Since sump pumps rely on electricity to operate, they are prone to failure in the absence of hydro-electric power. Such blackouts can occur, of course, during thunderstorms (when water back-up becomes an issue). There is no prescribed maintenance for sump pumps, and it is entirely possible they might not work at all if they have been dormant for long periods of time. It is recommended that sump pumps be equipped with a back-up power supply — such as a marine battery, for example — that is designed to be exhausted of power and recharged with little or no consequence to performance.

A performance enhancement technique that can be applied to sump pumps is called piggybacking. Piggybacking is a concept that employs two sump pumps that operate on an alternative basis, thereby minimizing the overall level of wear and tear on either unit. A diesel generator is recommended as a back up power supply for piggybacking arrangements.

Water back-flow protection for the sanitary system can be achieved in two ways. The first is the use of gated devices. These devices are capable of reacting to a reversal of flow by isolating the entire plumbing system inside of the building. The gate is configured to remain open as effluent moves away from the building but will close if effluent from the sanitary system moves towards the building. Gated devices are installed in a horizontal configuration at a point where the sanitary main leaves the building. Some non-mechanical devices use a float to maintain a gate in an open position. When rising water (effluent) is noted inside of the pipe, the float reacts by closing the gate and creating a wall between the incoming and outgoing effluent. Also, mechanical devices are available that will electronically close the gate when a reversal of flow is detected. These electronic devices are seldom used because they are expensive and rely on hydro-electric power.

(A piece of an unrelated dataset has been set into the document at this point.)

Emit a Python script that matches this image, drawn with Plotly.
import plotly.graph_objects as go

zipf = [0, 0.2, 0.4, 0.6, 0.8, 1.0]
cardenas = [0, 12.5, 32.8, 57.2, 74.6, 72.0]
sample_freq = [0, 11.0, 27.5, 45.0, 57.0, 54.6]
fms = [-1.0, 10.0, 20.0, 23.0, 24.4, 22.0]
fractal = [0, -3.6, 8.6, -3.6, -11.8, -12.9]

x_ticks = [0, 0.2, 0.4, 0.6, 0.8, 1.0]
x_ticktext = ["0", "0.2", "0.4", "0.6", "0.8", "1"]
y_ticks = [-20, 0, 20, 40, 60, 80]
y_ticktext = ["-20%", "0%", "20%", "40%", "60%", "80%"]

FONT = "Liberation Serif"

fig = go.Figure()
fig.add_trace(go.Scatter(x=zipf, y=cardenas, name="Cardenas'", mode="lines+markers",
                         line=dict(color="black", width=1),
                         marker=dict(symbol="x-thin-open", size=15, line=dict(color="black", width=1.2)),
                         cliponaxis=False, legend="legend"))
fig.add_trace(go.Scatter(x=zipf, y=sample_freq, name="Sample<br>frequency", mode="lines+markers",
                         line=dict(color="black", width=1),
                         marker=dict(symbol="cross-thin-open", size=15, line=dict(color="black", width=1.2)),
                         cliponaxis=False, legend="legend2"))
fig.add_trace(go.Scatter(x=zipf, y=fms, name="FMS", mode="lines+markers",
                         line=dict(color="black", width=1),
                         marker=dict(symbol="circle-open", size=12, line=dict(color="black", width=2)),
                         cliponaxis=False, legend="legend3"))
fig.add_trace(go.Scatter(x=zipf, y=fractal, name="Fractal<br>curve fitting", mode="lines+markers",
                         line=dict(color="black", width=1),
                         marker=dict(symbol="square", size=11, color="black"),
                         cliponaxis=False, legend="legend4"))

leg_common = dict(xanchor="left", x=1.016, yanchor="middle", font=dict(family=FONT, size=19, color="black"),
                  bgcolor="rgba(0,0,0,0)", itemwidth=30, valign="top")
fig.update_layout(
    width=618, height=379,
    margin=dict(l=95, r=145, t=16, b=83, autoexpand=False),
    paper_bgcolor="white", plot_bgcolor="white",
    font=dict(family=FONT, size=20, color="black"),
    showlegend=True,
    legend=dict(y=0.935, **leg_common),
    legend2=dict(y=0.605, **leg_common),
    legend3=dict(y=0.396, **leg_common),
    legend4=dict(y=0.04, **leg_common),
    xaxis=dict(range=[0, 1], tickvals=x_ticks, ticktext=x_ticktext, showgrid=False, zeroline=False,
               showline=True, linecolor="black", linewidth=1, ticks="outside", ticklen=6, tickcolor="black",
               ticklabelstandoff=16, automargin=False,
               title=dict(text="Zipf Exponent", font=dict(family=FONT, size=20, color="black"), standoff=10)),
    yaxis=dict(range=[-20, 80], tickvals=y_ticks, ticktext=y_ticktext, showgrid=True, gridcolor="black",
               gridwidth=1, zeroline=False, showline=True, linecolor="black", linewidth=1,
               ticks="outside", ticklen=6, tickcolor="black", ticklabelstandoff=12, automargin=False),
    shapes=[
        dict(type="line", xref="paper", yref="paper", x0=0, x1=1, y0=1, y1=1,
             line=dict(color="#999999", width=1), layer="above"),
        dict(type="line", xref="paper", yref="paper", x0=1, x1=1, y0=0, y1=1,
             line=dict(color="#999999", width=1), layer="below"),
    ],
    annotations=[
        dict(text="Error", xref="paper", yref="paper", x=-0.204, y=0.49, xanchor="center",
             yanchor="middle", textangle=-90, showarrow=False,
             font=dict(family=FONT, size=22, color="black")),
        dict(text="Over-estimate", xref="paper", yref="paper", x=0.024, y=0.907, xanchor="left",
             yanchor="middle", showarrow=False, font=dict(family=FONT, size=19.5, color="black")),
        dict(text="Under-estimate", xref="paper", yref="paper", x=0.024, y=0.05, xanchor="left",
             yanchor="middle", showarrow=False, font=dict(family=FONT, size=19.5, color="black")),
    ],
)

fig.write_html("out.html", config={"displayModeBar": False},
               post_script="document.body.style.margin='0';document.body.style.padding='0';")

The fact that the gate is normally in the open position allows effluent to pass unrestricted from the premises to the exterior of the building. In contrast, some backwater preventers are designed to remain closed at all times, opening only to allow effluent to move from inside of a building to the exterior. It is against the National Plumbing Code to install devices that are designed to be in a closed configuration on a mainline inside of a building, because in such situations sewer gases cannot be properly vented to the exterior. Sewage back-up situations involving the sanitary system can be caused by tree roots, collapsed sewers and blockage from debris.

A second way to minimize the potential for sewer back-up is to install a sewage ejector. A sewage ejector is located in the basement of building and i
s comprised of a tank, piping and an electrically operated motor. The tank is used to collect the effluent generated by building occupants. When the effluent reaches a specified level inside of the tank, the motor operates to pump the effluent away from the building through a piping arrangement. To reduce the chances of sewage back-up, the piping can be looped above the tank. If the piping arrangement proves to be an insufficient barrier to sewage moving in reverse, the incoming sewage will simply back flow into the tank. The effectiveness of the tank is of course limited if the tank’s volume capacity is less than the volume of sewage back flowing into the building.

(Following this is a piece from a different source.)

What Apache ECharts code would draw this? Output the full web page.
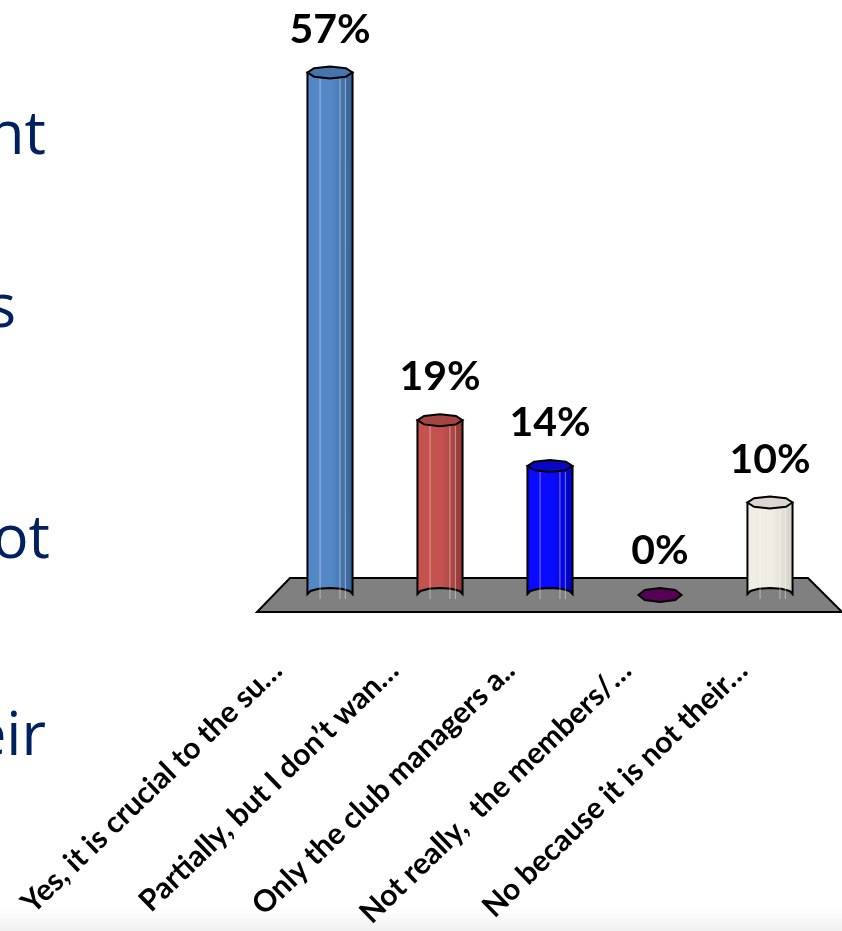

There is no definitive way to eliminate the back-flow of sewage and storm water into a building. The strategies available will minimize the potential and consequentially the frequency and severity of these occurrences.

A properly installed sump pump can prove to be beneficial in the management of storm water. But as we know this is a mechanical device dependent on electrical power; as such, it can be subject to mechanical failure, especially after periods of inactivity.

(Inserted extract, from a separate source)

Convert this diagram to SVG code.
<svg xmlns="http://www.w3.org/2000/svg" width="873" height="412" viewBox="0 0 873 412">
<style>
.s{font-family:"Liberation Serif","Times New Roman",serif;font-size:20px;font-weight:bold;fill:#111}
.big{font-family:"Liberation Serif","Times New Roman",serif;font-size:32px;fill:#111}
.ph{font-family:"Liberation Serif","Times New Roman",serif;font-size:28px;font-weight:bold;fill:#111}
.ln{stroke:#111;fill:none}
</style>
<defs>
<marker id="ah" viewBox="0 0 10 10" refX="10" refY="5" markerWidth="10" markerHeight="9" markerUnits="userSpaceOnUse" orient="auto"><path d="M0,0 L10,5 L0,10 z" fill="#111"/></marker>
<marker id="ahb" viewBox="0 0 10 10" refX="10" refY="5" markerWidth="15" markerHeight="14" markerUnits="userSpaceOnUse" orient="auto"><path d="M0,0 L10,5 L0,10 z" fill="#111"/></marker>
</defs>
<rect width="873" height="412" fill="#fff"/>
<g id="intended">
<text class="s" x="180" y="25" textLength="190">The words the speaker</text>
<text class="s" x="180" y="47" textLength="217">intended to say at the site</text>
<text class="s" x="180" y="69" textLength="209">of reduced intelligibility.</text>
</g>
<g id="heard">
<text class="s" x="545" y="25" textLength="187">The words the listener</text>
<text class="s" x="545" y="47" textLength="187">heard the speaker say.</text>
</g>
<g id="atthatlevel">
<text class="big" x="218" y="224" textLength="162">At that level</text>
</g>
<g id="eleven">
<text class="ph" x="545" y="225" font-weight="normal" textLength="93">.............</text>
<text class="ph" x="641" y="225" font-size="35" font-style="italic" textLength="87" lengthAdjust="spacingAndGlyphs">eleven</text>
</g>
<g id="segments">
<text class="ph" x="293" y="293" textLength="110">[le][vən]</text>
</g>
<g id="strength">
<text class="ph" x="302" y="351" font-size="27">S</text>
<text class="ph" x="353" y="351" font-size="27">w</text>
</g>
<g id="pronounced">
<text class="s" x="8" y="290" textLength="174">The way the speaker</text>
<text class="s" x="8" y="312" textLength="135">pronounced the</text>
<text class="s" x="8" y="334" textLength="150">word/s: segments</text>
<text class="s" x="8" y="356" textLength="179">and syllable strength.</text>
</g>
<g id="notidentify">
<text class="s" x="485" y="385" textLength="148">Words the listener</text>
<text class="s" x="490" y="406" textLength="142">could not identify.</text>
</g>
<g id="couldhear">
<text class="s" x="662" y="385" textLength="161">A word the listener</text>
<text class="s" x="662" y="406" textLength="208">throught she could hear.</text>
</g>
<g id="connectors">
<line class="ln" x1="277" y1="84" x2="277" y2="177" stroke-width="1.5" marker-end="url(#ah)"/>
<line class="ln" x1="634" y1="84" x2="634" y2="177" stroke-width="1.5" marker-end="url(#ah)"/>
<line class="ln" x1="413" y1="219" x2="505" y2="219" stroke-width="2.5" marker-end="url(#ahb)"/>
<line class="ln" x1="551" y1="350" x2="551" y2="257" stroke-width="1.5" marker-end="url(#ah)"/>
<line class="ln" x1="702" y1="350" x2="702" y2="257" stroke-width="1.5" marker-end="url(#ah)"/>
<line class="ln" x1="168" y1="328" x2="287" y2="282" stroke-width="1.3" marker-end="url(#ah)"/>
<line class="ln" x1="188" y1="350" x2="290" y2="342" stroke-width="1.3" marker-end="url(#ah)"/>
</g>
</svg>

The frequency and severity of sewage back-up inside of a building can be minimized through the use of a back water preventer. The only drawback here is that once the gate of this device is closed, effluent can no longer move away from the building. And so, for example, if a person flushes a toilet inside of the building after the gate is closed, there would be an overflow of effluent generated by the occupants inside of the building. Although this might sound like a bad situation, certainly it is better to have three or four gallons of your own effluent on the floor than to have 50 or 100 gallons of your neighbours’ effluent on your floor!

The real nemesis here is heavy and sudden rain impinging on trunk mains that cannot handle the onslaught. A control point here would be to determine areas where trunk mains have been upgraded versus areas where they have not been upgraded. Having said this, problems still arise in areas where upgraded dual trunk mains have been installed. For example, a sudden and heavy rain overcoming the storm sewers may settle above ground, creating a potential flooding situation from storm water. A sewage back-up situation could arise if this storm water enters a sanitary manhole, thereby entering the sanitary sewage system and overtaxing it.

FLOOD AND SEWAGE BACK-UP

Flood and sewage back-up are often intertwined or married to one another. It should be noted that municipalities require building and property owners to serve as their own ‘flood plains’ and storm water managers. Many commercial buildings can be quite large and situated on properties with sprawling parking lots, thereby creating a lot of water run-off. After a heavy rainfall, it is not uncommon to see standing water on the roof of such buildings (assuming the roof is flat of course) and in the parking lot. Water on top of the roof and in the parking lot will share a common pathway when they leave the property to enter the storm sewer system. Municipalities require storm water to leave properties at a controlled rate so as not to overwhelm the municipal system. This means there could be accumulations of water on rooftops and above ground for extended periods of time, as this water awaits introduction into the storm sewage system. Roof structures are now designed to withstand the added weight of the water loading.